А ведь он почти ежедневно поднимался в небо, пусть птицей, но летал. Выходит, это совсем, совсем не то. Я надеялась, что тайная вылазка на стены обрадует его, поднимет настроение, вытравит тоску из глаз, тем более Рене сам рвался выйти из комнат и с такой предвкушающей восторженной улыбкой шёл сюда.
Он повёл плечами, а мне на мгновение показалось, что он силится и никак не может расправить крылья. Я сделаю всё, чтобы вытащить из него заклятое перо, но крылья…
– Смотреть в небо больно. Не смотреть – невозможно.
Я искала хоть какие-нибудь слова, но Рене быстро накрыл мою руку своей, чуть повернулся.
– Всё, приступ чёрной меланхолии можно считать оконченным, – бодрым тоном объявил он, но улыбка вышла неуверенной. – Я всё хотел спросить… Мы обсуждали твои желания: освободиться от этого замка, уехать как можно дальше, начать новую жизнь, но… Всё это как-то безрадостно, ты снова собираешься завернуться в одиночество, вот как сейчас в это покрывало.
– Ты прекрасно знаешь, почему.
– Не загоняй себя в камень, – возразил Рене. – Не верю я, что вердикт ваших лекарей окончательный и бесповоротный, скорее поверю в то, что у твоего мужа нашлись средства только на сомнительных недоучек-шарлатанов, ничего не смыслящих в болезнях!
Такие мысли и мне приходили в голову, но… Верген возил меня на консультации и к именитым целителям. Что теперь об этом.
– Я не собираюсь умирать прямо сейчас, – напомнила я.
– Ни в коем случае, – откликнулся сыч, думая о чём-то своём, то и дело хмурясь. – О чём ты мечтала, Дэри?
– Что?..
– До того как… до этого неприятного типа. Какого мужа ты хотела?
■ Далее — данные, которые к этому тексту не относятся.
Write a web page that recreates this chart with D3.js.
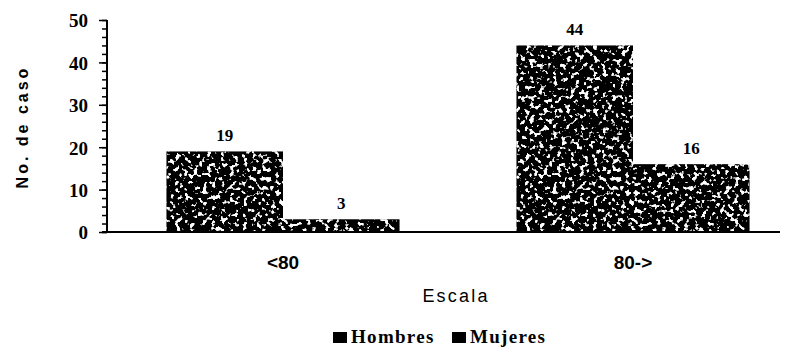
<!DOCTYPE html>
<html>
<head>
<meta charset="utf-8">
<script src="https://cdn.jsdelivr.net/npm/d3@7"></script>
<style>
  body { margin: 0; background: #fff; }
  svg { display: block; }
</style>
</head>
<body>
<script>
const width = 796, height = 356;

// data
const categories = ["<80", "80->"];
const series = ["Hombres", "Mujeres"];
const hombres = [19, 44];
const mujeres = [3, 16];
const yTicks = [0, 10, 20, 30, 40, 50];

const rows = categories.map((c, i) => ({ cat: c, Hombres: hombres[i], Mujeres: mujeres[i] }));

const svg = d3.select("body").append("svg")
    .attr("width", width)
    .attr("height", height);

// speckled "scan" look of the bars
const defs = svg.append("defs");
const f = defs.append("filter").attr("id", "speckle")
    .attr("x", 0).attr("y", 0).attr("width", 1).attr("height", 1);
f.append("feTurbulence").attr("type", "fractalNoise")
    .attr("baseFrequency", 0.22).attr("numOctaves", 2).attr("seed", 7).attr("result", "n");
f.append("feColorMatrix").attr("in", "n").attr("type", "matrix")
    .attr("values", "0 0 0 0 1  0 0 0 0 1  0 0 0 0 1  12 0 0 0 -6.9").attr("result", "spots");
f.append("feComposite").attr("in", "spots").attr("in2", "SourceGraphic").attr("operator", "in").attr("result", "sp");
f.append("feMerge").selectAll("feMergeNode").data(["SourceGraphic", "sp"]).enter()
    .append("feMergeNode").attr("in", d => d);

const x0 = d3.scaleBand()
    .domain(categories)
    .range([108, 808])
    .paddingInner(0.334)
    .paddingOuter(0.167);

const x1 = d3.scaleBand()
    .domain(series)
    .range([0, x0.bandwidth()]);

const y = d3.scaleLinear()
    .domain([0, 50])
    .range([232, 20]);

const color = d3.scaleOrdinal().domain(series).range(["#000", "#000"]);

// bars
const groups = svg.append("g")
    .selectAll("g")
    .data(rows)
    .enter().append("g")
    .attr("transform", d => `translate(${x0(d.cat)},0)`);

groups.selectAll("rect")
    .data(d => series.map(s => ({ key: s, value: d[s] })))
    .enter().append("rect")
    .attr("x", d => x1(d.key))
    .attr("y", d => y(d.value))
    .attr("width", x1.bandwidth())
    .attr("height", d => y(0) - y(d.value))
    .attr("fill", d => color(d.key))
    .attr("filter", "url(#speckle)");

groups.selectAll("text")
    .data(d => series.map(s => ({ key: s, value: d[s] })))
    .enter().append("text")
    .attr("x", d => x1(d.key) + x1.bandwidth() / 2)
    .attr("y", d => y(d.value) - 10)
    .attr("text-anchor", "middle")
    .style("font-family", "'Liberation Serif', 'Times New Roman', serif")
    .style("font-weight", "bold")
    .style("font-size", "17px")
    .text(d => d.value);

// y axis
const yAxis = svg.append("g")
    .attr("transform", "translate(107,0)")
    .call(d3.axisLeft(y).tickValues(d3.range(0, 51, 2)).tickSize(5).tickFormat(""));
yAxis.select(".domain").attr("stroke", "#000").attr("stroke-width", 2).attr("d", `M0,${y(50)}V${y(0)}`);
yAxis.selectAll(".tick line").attr("stroke-width", 1.5);

const yLabels = svg.append("g")
    .attr("transform", "translate(107,0)")
    .call(d3.axisLeft(y).tickValues(yTicks).tickSize(8).tickPadding(11));
yLabels.select(".domain").remove();
yLabels.selectAll(".tick line").attr("stroke-width", 1.5);
yLabels.selectAll(".tick text")
    .attr("dy", "0.36em")
    .style("font-family", "'Liberation Serif', 'Times New Roman', serif")
    .style("font-weight", "bold")
    .style("font-size", "19px")
    .attr("fill", "#000");

// x axis line
svg.append("line")
    .attr("x1", 102).attr("x2", 780)
    .attr("y1", y(0)).attr("y2", y(0))
    .attr("stroke", "#000").attr("stroke-width", 2);

const xAxis = svg.append("g")
    .attr("transform", `translate(0,${y(0)})`)
    .call(d3.axisBottom(x0).tickSize(0).tickPadding(24));
xAxis.select(".domain").remove();
xAxis.selectAll(".tick text")
    .style("font-family", "'Liberation Sans', Arial, sans-serif")
    .style("font-weight", "bold")
    .style("font-size", "19px")
    .attr("fill", "#000");

// axis titles
svg.append("text")
    .attr("x", 456).attr("y", 302)
    .attr("text-anchor", "middle")
    .style("font-family", "'Liberation Sans', Arial, sans-serif")
    .style("font-size", "18px")
    .style("letter-spacing", "2.2px")
    .text("Escala");

svg.append("text")
    .attr("transform", "translate(28,127) rotate(-90)")
    .attr("text-anchor", "middle")
    .style("font-family", "'Liberation Sans', Arial, sans-serif")
    .style("font-weight", "bold")
    .style("font-size", "16px")
    .style("letter-spacing", "3px")
    .text("No. de caso");

// legend
const legend = svg.append("g").attr("transform", "translate(333,343)");
const legendX = [0, 119];
series.forEach((s, i) => {
    const g = legend.append("g").attr("transform", `translate(${legendX[i]},0)`);
    g.append("rect")
        .attr("x", 0).attr("y", -11)
        .attr("width", 14).attr("height", 11)
        .attr("fill", color(s));
    g.append("text")
        .attr("x", 18).attr("y", 0)
        .style("font-family", "'Liberation Serif', 'Times New Roman', serif")
        .style("font-weight", "bold")
        .style("font-size", "19px")
        .style("letter-spacing", "1.3px")
        .text(s);
});
</script>
</body>
</html>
Ветер швырнул мне в глаза выбившиеся из низкого узла пряди. Удивлённо распахнув глаза, я уставилась на ожидавшего ответ сыча.
*риден – денежная единица, золотой
6. Глава 6
Вот с мужчинами девичьими грёзами делиться ещё не приходилось!
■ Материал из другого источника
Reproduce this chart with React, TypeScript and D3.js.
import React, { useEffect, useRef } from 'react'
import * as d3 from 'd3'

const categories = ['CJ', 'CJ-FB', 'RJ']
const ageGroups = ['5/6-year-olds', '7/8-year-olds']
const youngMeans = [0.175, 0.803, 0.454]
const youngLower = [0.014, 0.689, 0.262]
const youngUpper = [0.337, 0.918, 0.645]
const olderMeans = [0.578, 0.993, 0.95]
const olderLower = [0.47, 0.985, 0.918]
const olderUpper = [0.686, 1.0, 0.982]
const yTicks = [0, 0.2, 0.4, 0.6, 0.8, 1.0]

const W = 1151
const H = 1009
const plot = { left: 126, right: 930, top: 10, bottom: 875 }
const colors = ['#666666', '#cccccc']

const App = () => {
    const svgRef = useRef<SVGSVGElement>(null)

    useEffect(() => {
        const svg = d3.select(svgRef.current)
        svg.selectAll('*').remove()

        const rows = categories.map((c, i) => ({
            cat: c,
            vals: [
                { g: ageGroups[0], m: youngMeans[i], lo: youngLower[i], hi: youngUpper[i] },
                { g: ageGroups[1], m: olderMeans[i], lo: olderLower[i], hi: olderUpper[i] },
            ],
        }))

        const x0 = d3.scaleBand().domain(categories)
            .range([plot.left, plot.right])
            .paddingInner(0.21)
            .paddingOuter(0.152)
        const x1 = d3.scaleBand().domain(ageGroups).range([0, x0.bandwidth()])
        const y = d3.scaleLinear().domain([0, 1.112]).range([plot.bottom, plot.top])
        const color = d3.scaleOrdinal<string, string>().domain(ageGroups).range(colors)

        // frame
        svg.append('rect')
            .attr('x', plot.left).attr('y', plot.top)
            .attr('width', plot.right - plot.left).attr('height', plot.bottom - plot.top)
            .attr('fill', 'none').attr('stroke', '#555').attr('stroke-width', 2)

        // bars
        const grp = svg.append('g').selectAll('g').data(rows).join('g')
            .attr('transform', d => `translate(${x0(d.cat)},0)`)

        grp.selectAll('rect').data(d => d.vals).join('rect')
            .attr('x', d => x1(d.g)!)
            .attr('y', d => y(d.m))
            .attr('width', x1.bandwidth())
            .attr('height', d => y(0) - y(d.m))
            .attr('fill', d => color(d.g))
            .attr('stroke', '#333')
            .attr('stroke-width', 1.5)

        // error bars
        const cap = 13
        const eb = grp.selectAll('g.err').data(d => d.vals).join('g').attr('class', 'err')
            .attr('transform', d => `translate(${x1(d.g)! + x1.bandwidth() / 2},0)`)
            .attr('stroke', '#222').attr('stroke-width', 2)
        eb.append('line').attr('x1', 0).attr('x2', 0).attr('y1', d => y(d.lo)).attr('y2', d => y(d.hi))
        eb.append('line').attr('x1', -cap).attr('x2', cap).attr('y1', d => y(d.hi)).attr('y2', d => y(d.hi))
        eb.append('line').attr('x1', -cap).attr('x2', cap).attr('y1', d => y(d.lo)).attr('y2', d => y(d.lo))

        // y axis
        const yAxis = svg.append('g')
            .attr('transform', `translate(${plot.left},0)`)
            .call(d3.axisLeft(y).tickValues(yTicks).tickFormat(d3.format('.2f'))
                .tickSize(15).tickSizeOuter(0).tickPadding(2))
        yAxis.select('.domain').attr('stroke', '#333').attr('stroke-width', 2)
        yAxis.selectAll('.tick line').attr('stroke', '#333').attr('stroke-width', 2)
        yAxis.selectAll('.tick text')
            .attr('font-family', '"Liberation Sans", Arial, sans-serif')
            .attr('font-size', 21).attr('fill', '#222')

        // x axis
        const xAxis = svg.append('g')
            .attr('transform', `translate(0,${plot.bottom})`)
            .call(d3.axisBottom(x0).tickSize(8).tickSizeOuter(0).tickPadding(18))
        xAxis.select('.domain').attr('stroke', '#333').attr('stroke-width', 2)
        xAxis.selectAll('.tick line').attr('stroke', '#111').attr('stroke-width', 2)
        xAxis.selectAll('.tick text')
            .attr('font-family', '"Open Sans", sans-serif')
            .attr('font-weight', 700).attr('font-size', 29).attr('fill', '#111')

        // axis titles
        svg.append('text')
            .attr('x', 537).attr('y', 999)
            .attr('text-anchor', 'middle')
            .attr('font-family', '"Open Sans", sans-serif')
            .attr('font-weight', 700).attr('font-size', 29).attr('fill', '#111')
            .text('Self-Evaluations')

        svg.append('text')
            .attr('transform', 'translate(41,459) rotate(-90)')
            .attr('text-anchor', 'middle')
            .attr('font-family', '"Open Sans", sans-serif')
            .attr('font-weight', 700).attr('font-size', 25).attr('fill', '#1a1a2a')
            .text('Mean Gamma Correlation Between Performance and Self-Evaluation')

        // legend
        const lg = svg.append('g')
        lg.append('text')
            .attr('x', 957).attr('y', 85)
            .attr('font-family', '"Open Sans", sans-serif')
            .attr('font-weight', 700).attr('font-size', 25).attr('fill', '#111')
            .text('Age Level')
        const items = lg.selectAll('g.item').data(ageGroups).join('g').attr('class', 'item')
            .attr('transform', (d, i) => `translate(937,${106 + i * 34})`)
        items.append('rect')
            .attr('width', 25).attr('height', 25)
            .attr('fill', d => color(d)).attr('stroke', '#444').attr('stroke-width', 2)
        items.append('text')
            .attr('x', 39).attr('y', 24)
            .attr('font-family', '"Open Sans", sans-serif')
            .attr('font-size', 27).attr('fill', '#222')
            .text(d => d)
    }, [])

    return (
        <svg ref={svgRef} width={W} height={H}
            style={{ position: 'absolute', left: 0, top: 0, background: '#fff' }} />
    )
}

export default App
А вельвинд смотрел так серьёзно, будто от ответа зависела вся его жизнь. Я перевела взгляд на очертания снежных пик на фоне тёмного неба с рассыпавшейся пригоршней первых звёзд.
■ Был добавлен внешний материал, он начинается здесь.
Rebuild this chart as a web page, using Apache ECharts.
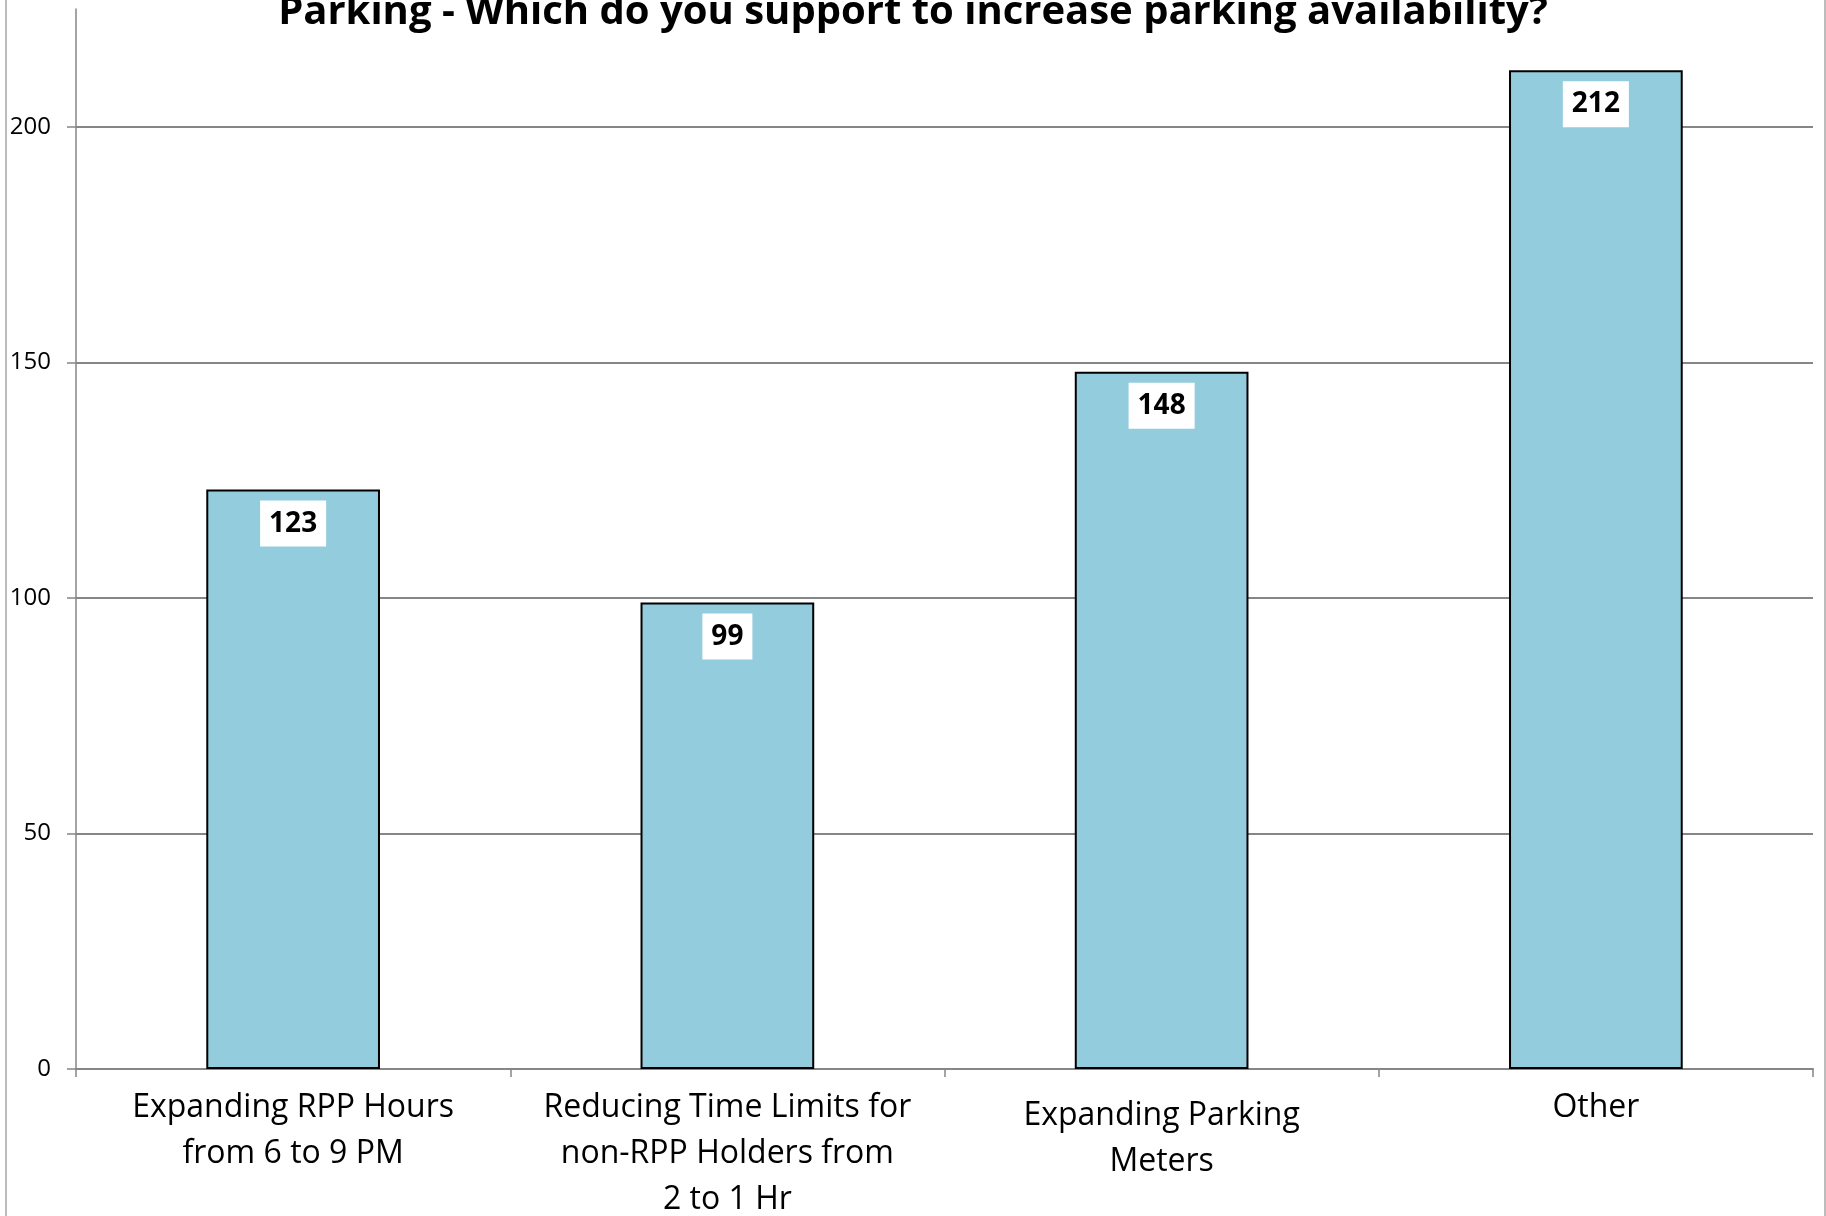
<!DOCTYPE html>
<html>
<head>
<meta charset="utf-8">
<title>Parking</title>
<script src="https://cdn.jsdelivr.net/npm/echarts@6/dist/echarts.min.js"></script>
<style>
    html, body { margin: 0; padding: 0; background: #fff; }
    #chart { width: 1826px; height: 1216px; }
</style>
</head>
<body>
<div id="chart"></div>
<script>
var chartTitle = 'Parking - Which do you support to increase parking availability?';
var categories = [
    'Expanding RPP Hours\nfrom 6 to 9 PM',
    'Reducing Time Limits for\nnon-RPP Holders from\n2 to 1 Hr',
    'Expanding Parking\nMeters',
    'Other'
];
var votes = [123, 99, 148, 212];
var yTicks = [0, 50, 100, 150, 200];

var chart = echarts.init(document.getElementById('chart'));

// the two-line "Expanding Parking" label sits a little lower in the original
var categoryData = categories.map(function(name, i) {
    if (i == 2) {
        return { value: name, textStyle: { padding: [8, 0, 0, 0] } };
    }
    return name;
});

var option = {
    backgroundColor: '#fff',
    animation: false,
    textStyle: { fontFamily: 'Open Sans' },
    title: {
        text: chartTitle,
        left: 'center',
        top: -12,
        textStyle: { fontFamily: 'Open Sans', fontWeight: 'bold', fontSize: 40, color: '#000' }
    },
    // thin frame round the chart area, only the sides are in view
    graphic: [{
        type: 'rect',
        shape: { x: 6, y: -20, width: 1819, height: 1260 },
        style: { fill: 'none', stroke: '#a6a6a6', lineWidth: 1.5 },
        silent: true
    }],
    grid: { left: 76, right: 13, top: 9, bottom: 147, outerBoundsMode: 'none', containLabel: false },
    xAxis: {
        type: 'category',
        data: categoryData,
        axisLine: { lineStyle: { color: '#868686', width: 2 } },
        axisTick: { show: true, length: 8, lineStyle: { color: '#868686', width: 1.5 } },
        axisLabel: {
            interval: 0,
            margin: 16,
            fontFamily: 'Open Sans',
            fontSize: 32,
            lineHeight: 46,
            color: '#000'
        }
    },
    yAxis: {
        type: 'value',
        min: 0,
        max: 225,
        interval: 50,
        axisLine: { show: true, lineStyle: { color: '#868686', width: 1.5 } },
        axisTick: { show: true, length: 9, customValues: yTicks, lineStyle: { color: '#868686', width: 1.5 } },
        axisLabel: {
            customValues: yTicks,
            margin: 25,
            fontFamily: 'Open Sans',
            fontSize: 24,
            color: '#000'
        },
        splitLine: {
            show: true,
            lineStyle: { color: ['#868686', '#868686', '#868686', '#868686', '#868686', 'transparent'], width: 2 }
        }
    },
    series: [{
        type: 'bar',
        data: votes,
        barWidth: '40%',
        itemStyle: { color: '#93CDDD', borderColor: '#000', borderWidth: 2 },
        label: {
            show: true,
            position: 'insideTop',
            distance: 11,
            backgroundColor: '#fff',
            padding: [9, 9, 9, 9],
            fontFamily: 'Open Sans',
            fontWeight: 'bold',
            fontSize: 28,
            color: '#000'
        }
    }]
};
chart.setOption(option);
</script>
</body>
</html>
– Определённо не такого, как мой. Почему ты спрашиваешь?
– Любопытно. Был ли у тебя до… до всех этих печальных событий кто-то, кого ты мечтала назвать своим спутником? Может, втайне ты до сих пор о ком-то вздыхаешь?
Я оторвалась от созерцания горных вершин, снизу вверх посмотрела на Рене.
– Ты спрашиваешь, не осталось ли в прежней жизни какого-нибудь прекрасного принца? Чтоб подать весточку о себе тому, кто не побоится рискнуть и спасти томящуюся в неволе сомнительной прекрасности принцессу?
– Почему сомнительной-то? – моргнул сыч. – У тебя притягательная внешность, твоя ли собственная или наведённая иллюзией. Мне почему-то кажется, что иллюзия тут ни при чём. На тебя очень приятно смотреть.
Я с трудом удержалась от фырка, помня, что вовсе не мои выразительные глаза и нежный голос мы обсуждаем.
– Нет, Рене, такого человека нет. Мечты остались просто мечтами, мне не на кого рассчитывать.
А память, как нарочно, вытащила из пыльного тёмного закутка лаконично обставленную комнату на втором этаже пансиона, с окном, на которое вечно падала густая тень кряжистого дуба, чьи ветки вкрадчиво скреблись в стекло, и нас, юных, наивных, легкомысленных мечтательниц количеством от четырёх до шести. Перед сном мы собирались в нашей комнате, обсуждая всё на свете, от скучных занятий до новостей из дома. И визиты родни в разрешённые дни. Хорошее было время, спокойное, безмятежное, несмотря на плотное расписание и ранний подъём. Полное самых смелых планов и ожиданий. Отчасти о годах учёбы в пансионе для юных дэйн я немного рассказывала Рене.